Short exercise: Return all of the data exactly, with nothing left out but the pictures.

— begin Given data —

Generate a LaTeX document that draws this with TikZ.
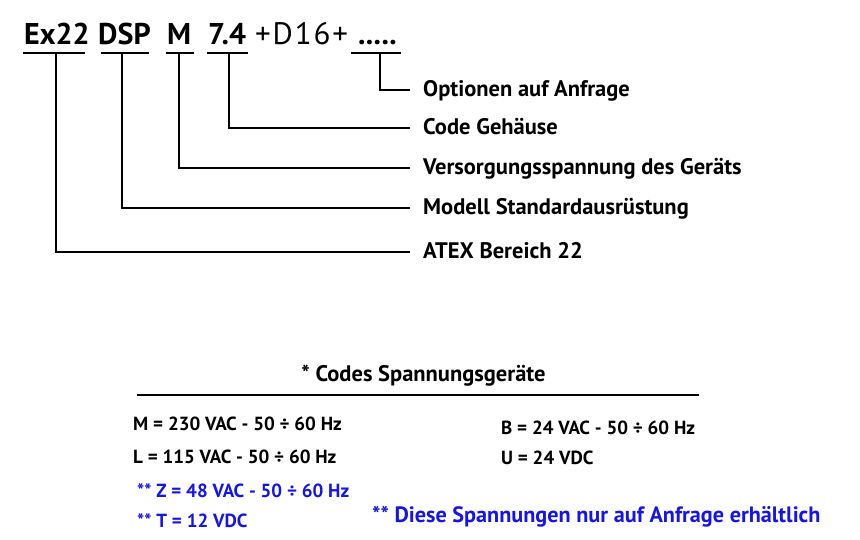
\documentclass[tikz,border=0pt]{standalone}
\usepackage{fontspec}
\setmainfont{PT Sans}
\definecolor{reqblue}{RGB}{20,20,235}
\tikzset{
  x=1pt, y=-1pt,
  conn/.style={line width=2.2pt, line cap=rect},
  codepart/.style={anchor=base west, inner sep=0pt, font=\fontsize{30}{30}\selectfont\bfseries},
  codeplain/.style={anchor=base west, inner sep=0pt, font=\fontsize{31}{31}\selectfont\addfontfeature{LetterSpace=6}},
  lbl/.style={anchor=west, inner xsep=13pt, inner ysep=0pt, text height=14pt, text depth=0pt,
              font=\fontsize{22.5}{22.5}\selectfont\bfseries},
  row/.style={anchor=base west, inner sep=0pt, font=\fontsize{19}{19}\selectfont\bfseries},
  bluerow/.style={row, text=reqblue},
}
\begin{document}
\begin{tikzpicture}
\useasboundingbox (0,0) rectangle (860,540);
% code parts
\node[codepart] (ex)  at (24,45)  {Ex22};
\node[codepart] (dsp) at (98,45)  {DSP};
\node[codepart] (m)   at (167,45) {M};
\node[codepart] (cg)  at (208,45) {7.4};
\node[codeplain] (d16) at (255,45) {+D16+};
\node[codepart] (opt) at (358,45) {.....};
% underline points
\coordinate (u1) at (56,53);
\coordinate (u2) at (122,53);
\coordinate (u3) at (179,53);
\coordinate (u4) at (229,53);
\coordinate (u5) at (380,53);
\draw[conn] (24,53) -- (84,53);
\draw[conn] (102,53) -- (148,53);
\draw[conn] (167,53) -- (193,53);
\draw[conn] (208,53) -- (247,53);
\draw[conn] (352,53) -- (400,53);
% labels
\node[lbl] (l5) at (410,90)  {Optionen auf Anfrage};
\node[lbl] (l4) at (410,128) {Code Gehäuse};
\node[lbl] (l3) at (410,168) {Versorgungsspannung des Geräts};
\node[lbl] (l2) at (410,208) {Modell Standardausrüstung};
\node[lbl] (l1) at (410,252) {ATEX Bereich 22};
% connectors
\draw[conn, line cap=butt] (u5) |- (l5.west);
\draw[conn, line cap=butt] (u4) |- (l4.west);
\draw[conn, line cap=butt] (u3) |- (l3.west);
\draw[conn, line cap=butt] (u2) |- (l2.west);
\draw[conn, line cap=butt] (u1) |- (l1.west);
% voltage codes
\node[anchor=base, inner sep=0pt, font=\fontsize{22.5}{22.5}\selectfont\bfseries] (title) at (423.5,381) {* Codes Spannungsgeräte};
\coordinate (rl) at (137,395);
\coordinate (rr) at (699,395);
\draw[line width=2.2pt] (rl) -- (rr);
\node[row] (rm) at (133,430) {M = 230 VAC - 50 ÷ 60 Hz};
\node[row] (rlr) at (133,463) {L = 115 VAC - 50 ÷ 60 Hz};
\node[row] (rb) at (501,434) {B = 24 VAC - 50 ÷ 60 Hz};
\node[row] (ru) at (501,464) {U = 24 VDC};
\node[bluerow] (rz) at (137,497) {** Z = 48 VAC - 50 ÷ 60 Hz};
\node[bluerow] (rt) at (137,527) {** T = 12 VDC};
\node[bluerow, font=\fontsize{22.2}{22.2}\selectfont\bfseries] (note) at (372,522) {** Diese Spannungen nur auf Anfrage erhältlich};
\end{tikzpicture}
\end{document}
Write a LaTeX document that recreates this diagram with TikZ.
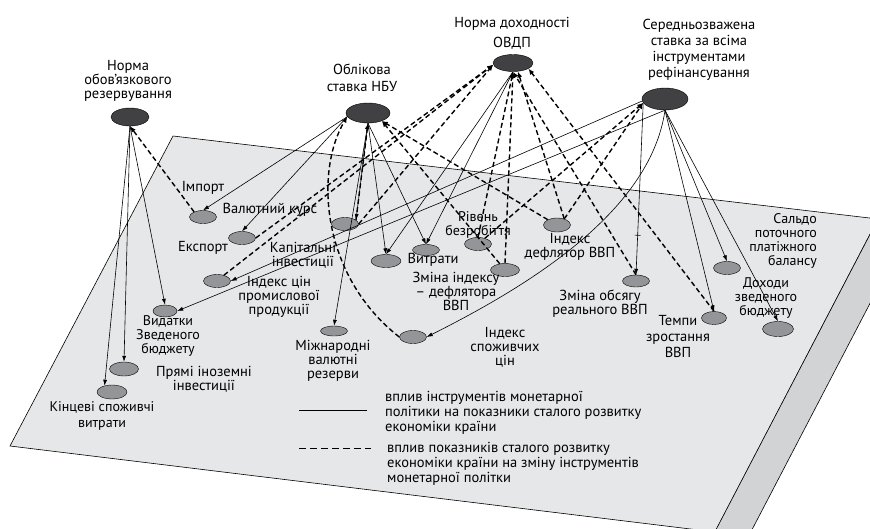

— end Given data —

Worked solution:
Generate a LaTeX document that draws this with TikZ.
\documentclass[tikz,border=0pt]{standalone}
\usepackage{fontspec}
\setmainfont{PT Sans}
\definecolor{reqblue}{RGB}{20,20,235}
\tikzset{
  x=1pt, y=-1pt,
  conn/.style={line width=2.2pt, line cap=rect},
  codepart/.style={anchor=base west, inner sep=0pt, font=\fontsize{30}{30}\selectfont\bfseries},
  codeplain/.style={anchor=base west, inner sep=0pt, font=\fontsize{31}{31}\selectfont\addfontfeature{LetterSpace=6}},
  lbl/.style={anchor=west, inner xsep=13pt, inner ysep=0pt, text height=14pt, text depth=0pt,
              font=\fontsize{22.5}{22.5}\selectfont\bfseries},
  row/.style={anchor=base west, inner sep=0pt, font=\fontsize{19}{19}\selectfont\bfseries},
  bluerow/.style={row, text=reqblue},
}
\begin{document}
\begin{tikzpicture}
\useasboundingbox (0,0) rectangle (860,540);
% code parts
\node[codepart] (ex)  at (24,45)  {Ex22};
\node[codepart] (dsp) at (98,45)  {DSP};
\node[codepart] (m)   at (167,45) {M};
\node[codepart] (cg)  at (208,45) {7.4};
\node[codeplain] (d16) at (255,45) {+D16+};
\node[codepart] (opt) at (358,45) {.....};
% underline points
\coordinate (u1) at (56,53);
\coordinate (u2) at (122,53);
\coordinate (u3) at (179,53);
\coordinate (u4) at (229,53);
\coordinate (u5) at (380,53);
\draw[conn] (24,53) -- (84,53);
\draw[conn] (102,53) -- (148,53);
\draw[conn] (167,53) -- (193,53);
\draw[conn] (208,53) -- (247,53);
\draw[conn] (352,53) -- (400,53);
% labels
\node[lbl] (l5) at (410,90)  {Optionen auf Anfrage};
\node[lbl] (l4) at (410,128) {Code Gehäuse};
\node[lbl] (l3) at (410,168) {Versorgungsspannung des Geräts};
\node[lbl] (l2) at (410,208) {Modell Standardausrüstung};
\node[lbl] (l1) at (410,252) {ATEX Bereich 22};
% connectors
\draw[conn, line cap=butt] (u5) |- (l5.west);
\draw[conn, line cap=butt] (u4) |- (l4.west);
\draw[conn, line cap=butt] (u3) |- (l3.west);
\draw[conn, line cap=butt] (u2) |- (l2.west);
\draw[conn, line cap=butt] (u1) |- (l1.west);
% voltage codes
\node[anchor=base, inner sep=0pt, font=\fontsize{22.5}{22.5}\selectfont\bfseries] (title) at (423.5,381) {* Codes Spannungsgeräte};
\coordinate (rl) at (137,395);
\coordinate (rr) at (699,395);
\draw[line width=2.2pt] (rl) -- (rr);
\node[row] (rm) at (133,430) {M = 230 VAC - 50 ÷ 60 Hz};
\node[row] (rlr) at (133,463) {L = 115 VAC - 50 ÷ 60 Hz};
\node[row] (rb) at (501,434) {B = 24 VAC - 50 ÷ 60 Hz};
\node[row] (ru) at (501,464) {U = 24 VDC};
\node[bluerow] (rz) at (137,497) {** Z = 48 VAC - 50 ÷ 60 Hz};
\node[bluerow] (rt) at (137,527) {** T = 12 VDC};
\node[bluerow, font=\fontsize{22.2}{22.2}\selectfont\bfseries] (note) at (372,522) {** Diese Spannungen nur auf Anfrage erhältlich};
\end{tikzpicture}
\end{document}
Write a LaTeX document that recreates this diagram with TikZ.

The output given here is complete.